Sister Christine Wagner, co-founder and executive director of St. Joseph’s Neighborhood Center, has won the 2014 Farash Prize for Social Entrepreneurship, the Max and Marian Farash Charitable Foundation announced tonight in ceremonies at the Dryden Theatre, George Eastman House. The center will receive $100,000.
“The center is a great example of an idea that was conceived creatively and implemented with rock-solid determination—an example of what social entrepreneurs can do,” said Edward Hourihan, Jr., a Foundation trustee and chair of the prize selection committee. “Sister Christine has shown us how an idea, and its successful execution, can change the ‘norm’ of access to critical health and social services for those who can least afford it.”
The prize, last awarded in 2012 to the late Thomas C. Ferraro, founder of Foodlink, was established to reward the efforts of an outstanding social entrepreneur in the community, to encourage others to emulate those efforts, and to honor the entrepreneurial spirit of Max Farash, the Foundation’s founder.
St.

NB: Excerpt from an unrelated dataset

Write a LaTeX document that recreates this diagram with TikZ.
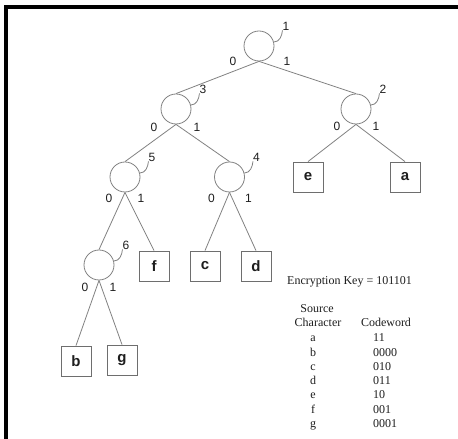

Joseph’s Neighborhood Center provides health care, counseling, adult education, and social service advocacy to the uninsured in Monroe County. The center first opened in 1993, after the Sisters of St. Joseph were able to acquire an abandoned building on South Avenue and find the volunteer help to renovate it. Today, three interconnected buildings serve as a home for medical care, dental care, eye care, and mental health counseling. Across the array of services, each individual’s needs are considered in the context of the whole person.
The center has 17 staff members and 250 volunteers who see 950 patients annually for medical services and 1,000 individuals for other services. More than 70 percent of the patients are employed but either uninsured or under-insured. An average of 50 calls a week come from individuals inquiring about becoming new patients.
Wagner directed the establishment of the center, including renovation, fundraising, and site management, and has served as the center’s executive director since 1995. She holds a bachelor’s degree from the SUNY College at Brockport and a Ph.D. in social science from Syracuse University’s Maxwell School of Citizenship and Public Affairs. “What I admire most about Chris,” said her nominator, “is that each day, she rolls up her sleeves and puts in the physical work. There is no act too small that she would not carry out for her patients, her staff, or her volunteers.” Over the past 20 years, “she has made a world of difference for the underserved in our community.”
The other finalists for the Farash Prize were Louise Bingham Bennett, M.D., and Sadiya Omar, visionaries behind the revitalized Somali Community in Western New York, and Nydia Padilla-Rodriguez, founder and artistic director of the Borinquen Dance Theatre.